# START OF Data records

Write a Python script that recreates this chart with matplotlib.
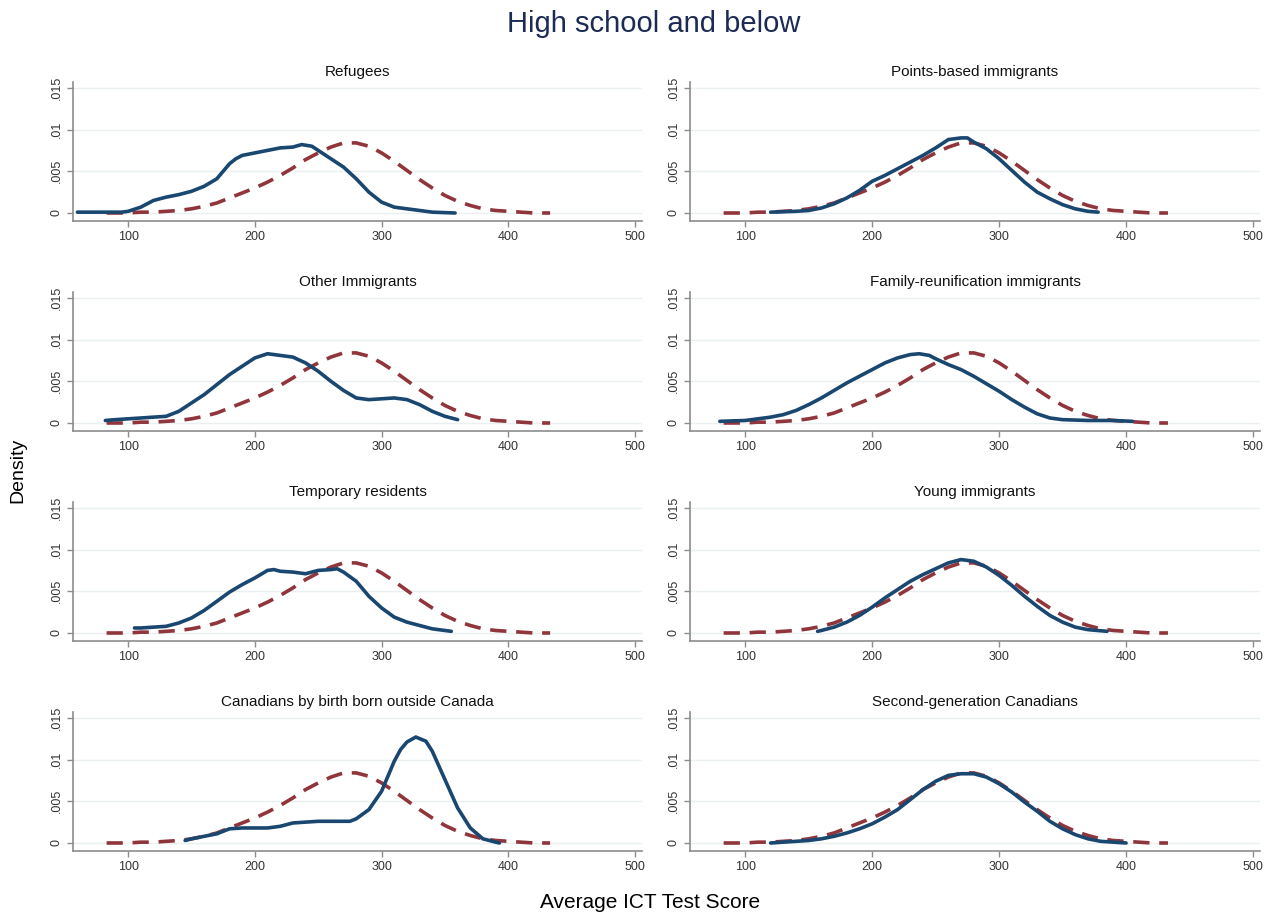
import numpy as np
import matplotlib
matplotlib.use("Agg")
import matplotlib.pyplot as plt

plt.rcParams['font.family'] = ['Liberation Sans Narrow', 'Liberation Sans', 'DejaVu Sans']

# reference curve (dashed red), same in every panel
ref_x = [83, 90, 100, 110, 120, 130, 140, 150, 160, 170, 180, 190, 200, 210, 220, 230, 240,
         250, 260, 270, 280, 290, 300, 310, 320, 330, 340, 350, 360, 370, 380, 390, 400,
         410, 420, 433]
ref_y = [0.0000, 0.0000, 0.0000, 0.0001, 0.0001, 0.0002, 0.0003, 0.0005, 0.0008, 0.0012,
         0.0018, 0.0024, 0.0030, 0.0037, 0.0045, 0.0054, 0.0064, 0.0072, 0.0079, 0.0084,
         0.0084, 0.0080, 0.0072, 0.0062, 0.0051, 0.0040, 0.0030, 0.0021, 0.0014, 0.0009,
         0.0005, 0.0003, 0.0002, 0.0001, 0.0000, 0.0000]

titles = ["Refugees", "Points-based immigrants", "Other Immigrants",
          "Family-reunification immigrants", "Temporary residents", "Young immigrants",
          "Canadians by birth born outside Canada", "Second-generation Canadians"]

refugees_x = [60, 80, 95, 100, 110, 120, 130, 140, 150, 160, 170, 180, 185, 190, 200, 210,
              220, 230, 237, 245, 250, 260, 270, 280, 290, 300, 310, 320, 330, 340, 358]
refugees_y = [0.0001, 0.0001, 0.0001, 0.0002, 0.0007, 0.0015, 0.0019, 0.0022, 0.0026,
              0.0032, 0.0041, 0.0059, 0.0065, 0.0069, 0.0072, 0.0075, 0.0078, 0.0079,
              0.0082, 0.0080, 0.0075, 0.0065, 0.0055, 0.0041, 0.0025, 0.0013, 0.0007,
              0.0005, 0.0003, 0.0001, 0.0000]

points_x = [120, 140, 150, 160, 170, 180, 190, 200, 210, 220, 230, 240, 250, 260, 270, 275,
            280, 290, 300, 310, 320, 330, 340, 350, 360, 370, 378]
points_y = [0.0001, 0.0002, 0.0003, 0.0006, 0.0011, 0.0018, 0.0027, 0.0038, 0.0045, 0.0053,
            0.0061, 0.0069, 0.0078, 0.0088, 0.0090, 0.0090, 0.0085, 0.0077, 0.0065, 0.0051,
            0.0037, 0.0025, 0.0017, 0.0010, 0.0005, 0.0002, 0.0001]

other_x = [82, 90, 100, 110, 120, 130, 140, 150, 160, 170, 180, 190, 200, 210, 220, 230,
           240, 250, 260, 270, 280, 290, 300, 310, 320, 330, 340, 350, 360]
other_y = [0.0003, 0.0004, 0.0005, 0.0006, 0.0007, 0.0008, 0.0014, 0.0024, 0.0034, 0.0046,
           0.0058, 0.0068, 0.0078, 0.0083, 0.0081, 0.0079, 0.0072, 0.0062, 0.0050, 0.0039,
           0.0030, 0.0028, 0.0029, 0.0030, 0.0028, 0.0022, 0.0014, 0.0008, 0.0004]

family_x = [80, 100, 110, 120, 130, 140, 150, 160, 170, 180, 190, 200, 210, 220, 230, 237,
            245, 250, 260, 270, 280, 290, 300, 310, 320, 330, 340, 350, 370, 390, 405]
family_y = [0.0002, 0.0003, 0.0005, 0.0007, 0.0010, 0.0015, 0.0022, 0.0030, 0.0039, 0.0048,
            0.0056, 0.0064, 0.0072, 0.0078, 0.0082, 0.0083, 0.0081, 0.0077, 0.0070, 0.0064,
            0.0056, 0.0047, 0.0038, 0.0028, 0.0019, 0.0011, 0.0006, 0.0004, 0.0003, 0.0003,
            0.0002]

temp_x = [105, 110, 120, 130, 140, 150, 160, 170, 180, 190, 200, 210, 215, 220, 230, 240,
          250, 260, 265, 270, 280, 290, 300, 310, 320, 330, 340, 355]
temp_y = [0.0006, 0.0006, 0.0007, 0.0008, 0.0012, 0.0018, 0.0027, 0.0038, 0.0049, 0.0058,
          0.0066, 0.0075, 0.0076, 0.0074, 0.0073, 0.0071, 0.0075, 0.0076, 0.0077, 0.0073,
          0.0062, 0.0044, 0.0030, 0.0019, 0.0013, 0.0009, 0.0005, 0.0002]

young_x = [157, 160, 170, 180, 190, 200, 210, 220, 230, 240, 250, 260, 270, 280, 290, 300,
           310, 320, 330, 340, 350, 360, 370, 385]
young_y = [0.0002, 0.0003, 0.0007, 0.0013, 0.0021, 0.0031, 0.0042, 0.0052, 0.0062, 0.0070,
           0.0077, 0.0084, 0.0088, 0.0086, 0.0079, 0.0069, 0.0057, 0.0044, 0.0032, 0.0021,
           0.0013, 0.0007, 0.0004, 0.0002]

outside_x = [145, 150, 160, 170, 180, 190, 200, 210, 220, 230, 240, 250, 260, 270, 275, 280,
             290, 300, 305, 310, 315, 320, 327, 335, 340, 350, 360, 370, 380, 390, 393]
outside_y = [0.0003, 0.0005, 0.0008, 0.0011, 0.0017, 0.0018, 0.0018, 0.0018, 0.0020, 0.0024,
             0.0025, 0.0026, 0.0026, 0.0026, 0.0026, 0.0029, 0.0040, 0.0062, 0.0080, 0.0098,
             0.0112, 0.0121, 0.0127, 0.0122, 0.0110, 0.0076, 0.0042, 0.0018, 0.0005, 0.0001,
             0.0000]

second_x = [120, 130, 140, 150, 160, 170, 180, 190, 200, 210, 220, 230, 240, 250, 260, 270,
            280, 290, 300, 310, 320, 330, 340, 350, 360, 370, 380, 390, 400]
second_y = [0.0000, 0.0001, 0.0002, 0.0003, 0.0005, 0.0008, 0.0012, 0.0017, 0.0023, 0.0031,
            0.0040, 0.0052, 0.0064, 0.0074, 0.0081, 0.0083, 0.0083, 0.0079, 0.0071, 0.0061,
            0.0049, 0.0038, 0.0026, 0.0017, 0.0010, 0.0005, 0.0002, 0.0001, 0.0000]

groups = [(refugees_x, refugees_y), (points_x, points_y), (other_x, other_y),
          (family_x, family_y), (temp_x, temp_y), (young_x, young_y),
          (outside_x, outside_y), (second_x, second_y)]

yticks = [0, 0.005, 0.01, 0.015]
ytick_labels = ["0", ".005", ".01", ".015"]
xticks = [100, 200, 300, 400, 500]

blue = '#1a476f'
red = '#90353b'
spine_col = '#8c8c8c'

W, H = 1270, 918
fig = plt.figure(figsize=(W / 100, H / 100), dpi=100)

col_left = [73, 690]
col_right = [642, 1260]
for i, (title, (gx, gy)) in enumerate(zip(titles, groups)):
    r, c = divmod(i, 2)
    top = 82 + 210 * r
    bot = 221 + 210 * r
    ax = fig.add_axes([col_left[c] / W, 1 - bot / H,
                       (col_right[c] - col_left[c]) / W, (bot - top) / H])
    ax.plot(gx, gy, color=blue, lw=2.6, solid_capstyle='round', zorder=3)
    ln, = ax.plot(ref_x, ref_y, color=red, lw=2.6, zorder=2)
    ln.set_dashes((4.5, 2.7))
    ax.set_xlim(56.5, 505.5)
    ax.set_ylim(-0.00096, 0.0157)
    ax.set_yticks(yticks)
    ax.set_yticklabels(ytick_labels, rotation=90, va='center')
    ax.set_xticks(xticks)
    ax.grid(axis='y', color='#eaf0f2', lw=1)
    ax.set_axisbelow(True)
    for s in ['top', 'right']:
        ax.spines[s].set_visible(False)
    for s in ['left', 'bottom']:
        ax.spines[s].set_color(spine_col)
        ax.spines[s].set_linewidth(1.2)
    ax.tick_params(colors=spine_col, labelcolor='#333333', labelsize=9, length=4, width=1)
    ax.set_title(title, fontsize=11, pad=4, color='#111111')

fig.text(0.515, 1 - 24 / H, "High school and below", ha='center', va='center',
         fontsize=21, color='#1c2b55', family=['Liberation Sans', 'DejaVu Sans'])
fig.text(18 / W, 1 - 470 / H, "Density", rotation=90, ha='center', va='center',
         fontsize=14, family=['Liberation Sans', 'DejaVu Sans'])
fig.text(650 / W, 1 - 902 / H, "Average ICT Test Score", ha='center', va='center',
         fontsize=15, family=['Liberation Sans', 'DejaVu Sans'])

fig.savefig("out.png", dpi=100, facecolor='white')
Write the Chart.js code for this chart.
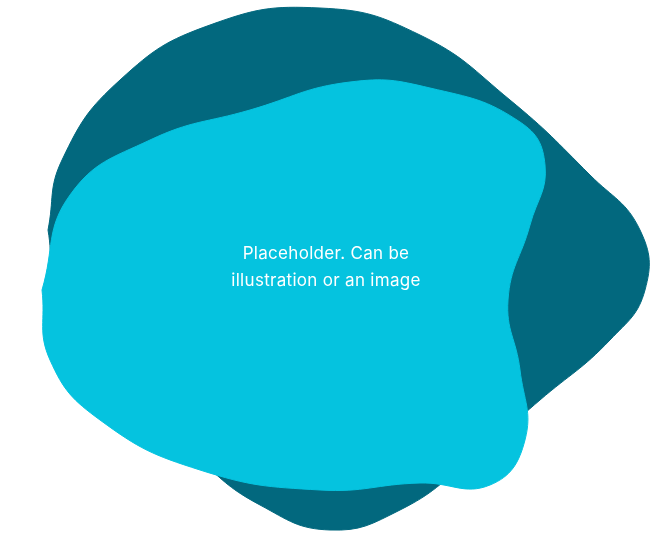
<!DOCTYPE html>
<html>
<head>
<meta charset="utf-8">
<script src="https://cdn.jsdelivr.net/npm/chart.js@4"></script>
<style>
  html, body { margin: 0; padding: 0; background: #fff; }
  #wrap { position: relative; width: 652px; height: 558px; }
  #label {
    position: absolute; left: 0; width: 652px; top: 240px;
    text-align: center; color: #fff; font-family: Inter, "Noto Sans", sans-serif;
    font-size: 17px; line-height: 27px; letter-spacing: 0.3px; pointer-events: none;
  }
</style>
</head>
<body>
<div id="wrap">
  <canvas id="blobChart" width="652" height="558"></canvas>
  <div id="label">Placeholder. Can be<br>illustration or an image</div>
</div>
<script>
// outline of the dark back shape
const backX = [48, 62, 120, 210, 320, 420, 510, 590, 640, 645, 610, 540, 470, 400, 330, 260, 200, 120, 60];
const backY = [230, 160, 80, 25, 8, 35, 100, 175, 230, 290, 340, 400, 460, 510, 530, 505, 460, 380, 300];
// outline of the light front shape
const frontX = [42, 70, 150, 250, 350, 430, 520, 545, 530, 508, 520, 525, 490, 420, 320, 200, 100, 50];
const frontY = [290, 195, 140, 110, 82, 88, 122, 165, 225, 300, 370, 440, 485, 483, 490, 470, 420, 360];

function toPoints(xs, ys) {
    const pts = xs.map(function(x, i) { return { x: x, y: ys[i] }; });
    pts.push(pts[0]);
    return pts;
}

document.addEventListener('DOMContentLoaded', function() {
    const ctx = document.getElementById('blobChart');
    new Chart(ctx, {
        type: 'scatter',
        data: {
            datasets: [
                {
                    data: toPoints(frontX, frontY),
                    showLine: true,
                    tension: 0.45,
                    fill: 'shape',
                    backgroundColor: '#05c3df',
                    borderColor: '#05c3df',
                    borderWidth: 1,
                    pointRadius: 0
                },
                {
                    data: toPoints(backX, backY),
                    showLine: true,
                    tension: 0.45,
                    fill: 'shape',
                    backgroundColor: '#02687e',
                    borderColor: '#02687e',
                    borderWidth: 1,
                    pointRadius: 0
                }
            ]
        },
        options: {
            responsive: false,
            animation: false,
            layout: { padding: 0 },
            plugins: { legend: { display: false }, tooltip: { enabled: false } },
            scales: {
                x: { type: 'linear', min: 0, max: 652, display: false },
                y: { type: 'linear', min: 0, max: 558, reverse: true, display: false }
            }
        }
    });
});
</script>
</body>
</html>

# END OF Data records

## Your goal:
Above are the records; repeat their lines from the first through the line containing "0.0005, 0.0003, 0.0002, 0.0001, 0.0000, 0.0000]", and leave out each picture.

## Solution for this problem:
Write a Python script that recreates this chart with matplotlib.
import numpy as np
import matplotlib
matplotlib.use("Agg")
import matplotlib.pyplot as plt

plt.rcParams['font.family'] = ['Liberation Sans Narrow', 'Liberation Sans', 'DejaVu Sans']

# reference curve (dashed red), same in every panel
ref_x = [83, 90, 100, 110, 120, 130, 140, 150, 160, 170, 180, 190, 200, 210, 220, 230, 240,
         250, 260, 270, 280, 290, 300, 310, 320, 330, 340, 350, 360, 370, 380, 390, 400,
         410, 420, 433]
ref_y = [0.0000, 0.0000, 0.0000, 0.0001, 0.0001, 0.0002, 0.0003, 0.0005, 0.0008, 0.0012,
         0.0018, 0.0024, 0.0030, 0.0037, 0.0045, 0.0054, 0.0064, 0.0072, 0.0079, 0.0084,
         0.0084, 0.0080, 0.0072, 0.0062, 0.0051, 0.0040, 0.0030, 0.0021, 0.0014, 0.0009,
         0.0005, 0.0003, 0.0002, 0.0001, 0.0000, 0.0000]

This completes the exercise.